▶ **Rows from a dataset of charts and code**
§ §

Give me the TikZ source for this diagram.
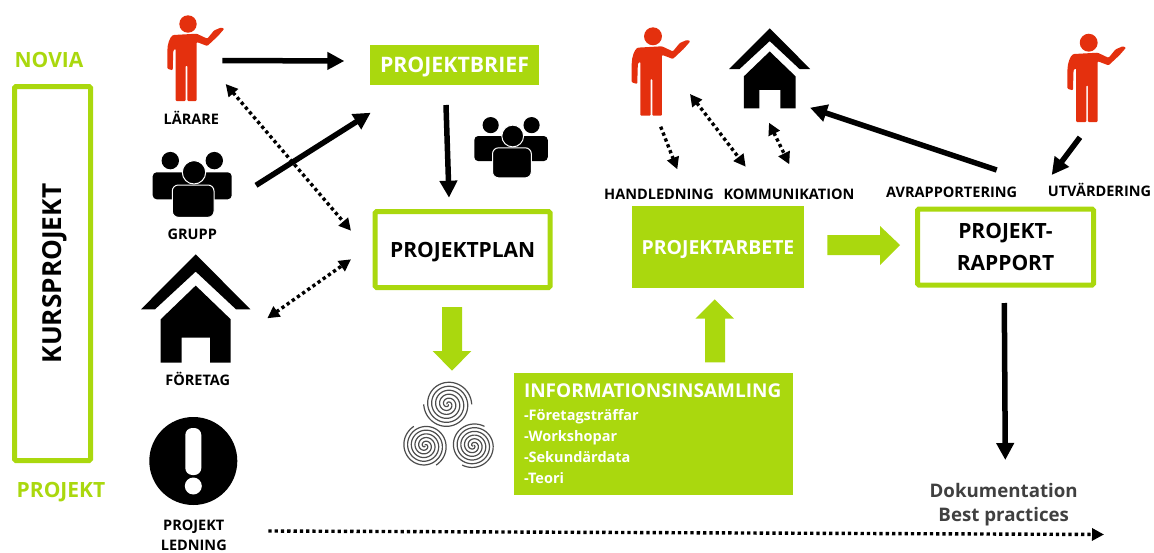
\documentclass[tikz,border=0pt]{standalone}
\usepackage{fontspec}
\setmainfont{Open Sans}
\usetikzlibrary{arrows.meta}
\definecolor{projgreen}{RGB}{170,216,14}
\definecolor{teachred}{RGB}{228,48,14}
\newcommand{\fsz}[1]{\bfseries\fontsize{#1}{#1}\selectfont}
\tikzset{
    lab/.style={font=\fsz{14.5}, inner sep=0pt, text height=10.4pt, text depth=0pt},
    greenbox/.style={draw=projgreen, line width=5pt, rounded corners=1.5pt, fill=white, font=\fsz{21}, inner sep=0pt, align=center},
    greenfill/.style={fill=projgreen, text=white, inner sep=0pt},
    solid arrow/.style={line width=5.5pt, -{Triangle[length=17pt,width=17pt]}},
    dot arrow/.style={line width=3.4pt, dash pattern=on 3.3pt off 3pt, {Triangle[length=12pt,width=12pt]}-{Triangle[length=12pt,width=12pt]}},
    dot single/.style={line width=3.4pt, dash pattern=on 3.3pt off 3pt, -{Triangle[length=12pt,width=12pt]}},
    teacher/.pic={
        \fill[teachred] (0,0) circle (8.7);
        \fill[teachred, rounded corners=1pt] (-14.7,11) .. controls (-18,13) and (-20.7,20) .. (-20.7,28)
            -- (-20.7,44.7) -- (-15.3,46.3) -- (-14.7,26.3) -- (-12.3,24.7) -- (-12.3,77) -- (-2.3,77)
            -- (-2.3,41.3) -- (-0.7,41.3) -- (-0.7,77) -- (8.7,77) -- (8.7,18) -- (19.3,22) -- (30,12)
            -- (36.3,4.7) -- (33,3.5) -- (26,6.5) -- (19.3,14.7) -- (8.7,9.7) -- cycle;
    },
    house/.pic={
        \fill (0,0) -- (54.7,55) -- (40.3,55) -- (0,17.3) -- (-40.7,55) -- (-54.7,55) -- cycle;
        \fill (0,31.3) -- (35,65) -- (35,108.3) -- (14.3,108.3) -- (14.3,83.3) -- (-14,83.3)
            -- (-14,108.3) -- (-35,108.3) -- (-35,65) -- cycle;
    },
    group/.pic={
        \fill (-23.7,-11.7) circle (8.7);
        \fill (20.3,-11.7) circle (8.7);
        \fill[rounded corners=4pt] (-41.3,27) -- (-41.3,0) -- (37.7,0) -- (37.7,27) -- cycle;
        \filldraw[draw=white, line width=1pt, rounded corners=6pt] (-21.7,45) -- (-21.7,12.7) -- (20,12.7) -- (20,45) -- cycle;
        \filldraw[draw=white, line width=1pt] (0,0) circle (11.7);
    },
    spiral/.pic={
        \foreach \a in {0,180}
            \draw[line width=1.2pt, black!70, rotate=\a] plot[domain=20:1080, samples=170, smooth] ({\x/1080*24*cos(\x)}, {\x/1080*24*sin(\x)});
    },
}
\begin{document}
\begin{tikzpicture}[x=1pt, y=-1pt]
    \useasboundingbox (0,0) rectangle (1154,552);

    % left column
    \node[text=projgreen, font=\fsz{21}, inner sep=0pt, text depth=0pt] (novia) at (49,59.5) {NOVIA};
    \node[greenbox, rotate=90, minimum width=374pt, minimum height=76pt, font=\fsz{26.2}, text depth=0pt] (kurs) at (52.5,273.5) {KURSPROJEKT};
    \node[text=projgreen, font=\fsz{21}, inner sep=0pt, text depth=0pt] (projekt) at (61,490) {PROJEKT};

    % actors
    \pic at (188,24) {teacher};
    \node[lab] (larare) at (191.3,119) {LÄRARE};
    \pic at (194,172.3) {group};
    \node[lab] (grupp) at (192.3,234.3) {GRUPP};
    \pic at (195.7,254.3) {house};
    \node[lab] (foretag) at (197.8,380.3) {FÖRETAG};
    \node[circle, fill=black, minimum size=88pt, inner sep=0pt] (alert) at (193.3,461) {};
    \node[rounded corners=7pt, fill=white, minimum width=16pt, minimum height=47pt, inner sep=0pt] (alertbar) at (193.3,451.5) {};
    \node[circle, fill=white, minimum size=17pt, inner sep=0pt] (alertdot) at (193.3,486) {};
    \node[lab] (ledning1) at (193.8,525) {PROJEKT};
    \node[lab] (ledning2) at (193.8,545) {LEDNING};

    % main boxes
    \node[greenfill, minimum width=169pt, minimum height=40pt, font=\fsz{21.3}, text depth=0pt] (brief) at (454.5,65) {PROJEKTBRIEF};
    \node[greenbox, minimum width=175pt, minimum height=76pt, text depth=0pt] (plan) at (462.7,249.5) {PROJEKTPLAN};
    \node[greenfill, minimum width=172pt, minimum height=82pt, font=\fsz{19.4}, text depth=0pt] (arbete) at (718,247) {PROJEKTARBETE};
    \node[greenbox, minimum width=176pt, minimum height=76pt] (rapport) at (1005.5,247) {PROJEKT-\\[11pt]RAPPORT};
    \node[greenfill, minimum width=279pt, minimum height=122pt, text width=259pt, align=left, font=\fsz{14.5}] (info) at (653.5,433.5)
        {{\fsz{19}INFORMATIONSINSAMLING}\\[8pt]-Företagsträffar\\[6.5pt]-Workshopar\\[6.5pt]-Sekundärdata\\[6.5pt]-Teori};

    \pic[scale=.93] at (512.7,136) {group};
    \pic[scale=1.03] at (653,36.3) {teacher};
    \pic[scale=.74] at (769.7,28.3) {house};
    \pic[scale=1.03] at (1088.7,42.7) {teacher};

    \pic at (447.7,404.3) {spiral};
    \pic[scale=.93, rotate=120] at (425,445.7) {spiral};
    \pic[scale=.93, rotate=240] at (473.3,445.7) {spiral};

    % labels
    \node[lab] (handledning) at (659,194.3) {HANDLEDNING};
    \node[lab] (kommunikation) at (789,194.3) {KOMMUNIKATION};
    \node[lab] (avrapp) at (951.7,192.7) {AVRAPPORTERING};
    \node[lab] (utvard) at (1099.5,191.7) {UTVÄRDERING};
    \node[font=\fsz{18.7}, text=black!75, inner sep=0pt] (dok) at (1003.7,490) {Dokumentation};
    \node[font=\fsz{18.7}, text=black!75, inner sep=0pt] (best) at (1003.7,517) {Best practices};

    % arrow ends
    \coordinate (larare out) at (222.3,60.5);
    \coordinate (brief in) at (344.3,61);
    \coordinate (grupp out) at (256,185.3);
    \coordinate (brief low) at (370.7,112.7);
    \coordinate (brief out) at (446,105);
    \coordinate (plan in) at (449,197.7);
    \coordinate (rapp out) at (996.7,170);
    \coordinate (house in) at (810,107.7);
    \coordinate (eval out) at (1080,137.3);
    \coordinate (eval in) at (1051.7,175);
    \coordinate (rapp low) at (1004.3,303);
    \coordinate (dok in) at (1005.3,460);
    \coordinate (larare low) at (225.7,84);
    \coordinate (plan a) at (351,230.7);
    \coordinate (foretag out) at (267.3,318.3);
    \coordinate (plan b) at (351,259.3);
    \coordinate (ledning out) at (268.3,531);
    \coordinate (time end) at (1104,534.5);
    \coordinate (teach a) at (660.7,126.7);
    \coordinate (handl in) at (677.3,169.3);
    \coordinate (teach b) at (690,94);
    \coordinate (komm a) at (745.7,166.7);
    \coordinate (house b) at (769,122.7);
    \coordinate (komm b) at (789.3,164.3);

    \draw[solid arrow] (larare out) -- (brief in);
    \draw[solid arrow] (grupp out) -- (brief low);
    \draw[solid arrow] (brief out) -- (plan in);
    \draw[solid arrow] (rapp out) -- (house in);
    \draw[solid arrow] (eval out) -- (eval in);
    \draw[solid arrow] (rapp low) -- (dok in);

    \draw[dot arrow] (larare low) -- (plan a);
    \draw[dot arrow] (foretag out) -- (plan b);
    \draw[dot arrow] (teach b) -- (komm a);
    \draw[dot arrow] (house b) -- (komm b);
    \draw[dot single] (teach a) -- (handl in);
    \draw[dot single] (ledning out) -- (time end);

    % block arrows
    \fill[projgreen] (442,307) -- (462,307) -- (462,351) -- (471.3,351) -- (452,370.7) -- (432.7,351) -- (442,351) -- cycle;
    \fill[projgreen] (705,362.3) -- (725,362.3) -- (725,318.7) -- (734,318.7) -- (714.7,299.3) -- (695.3,318.7) -- (705,318.7) -- cycle;
    \fill[projgreen] (827.3,235) -- (880,235) -- (880,226) -- (900,245) -- (880,265) -- (880,255) -- (827.3,255) -- cycle;
\end{tikzpicture}
\end{document}
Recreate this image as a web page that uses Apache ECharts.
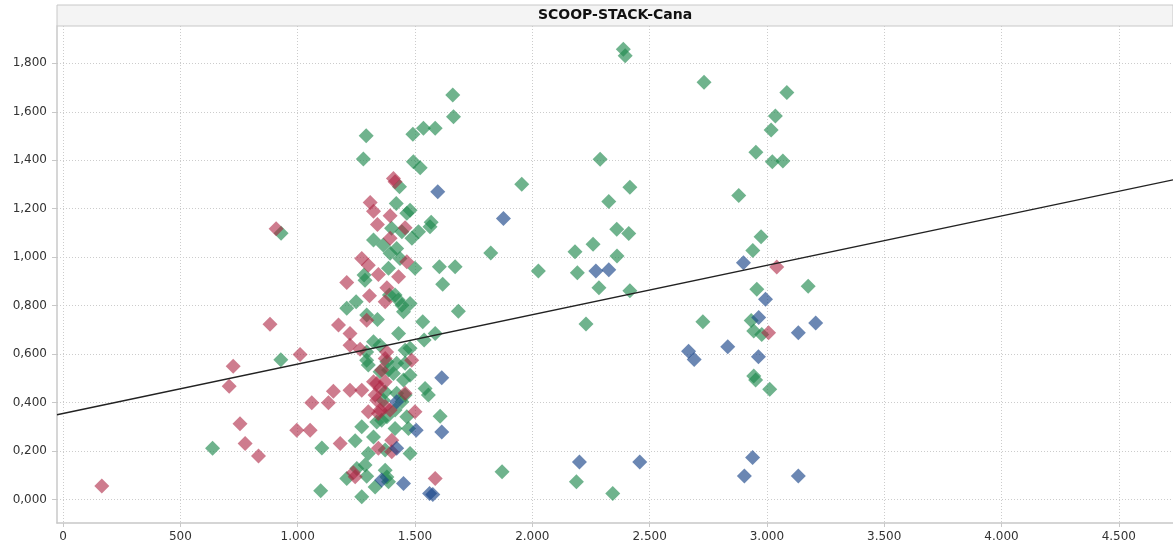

§ §

▶ **The exercise**
Isolate the lines above that contain the word "this" and copy them.

▶ **The output**
Give me the TikZ source for this diagram.
Recreate this image as a web page that uses Apache ECharts.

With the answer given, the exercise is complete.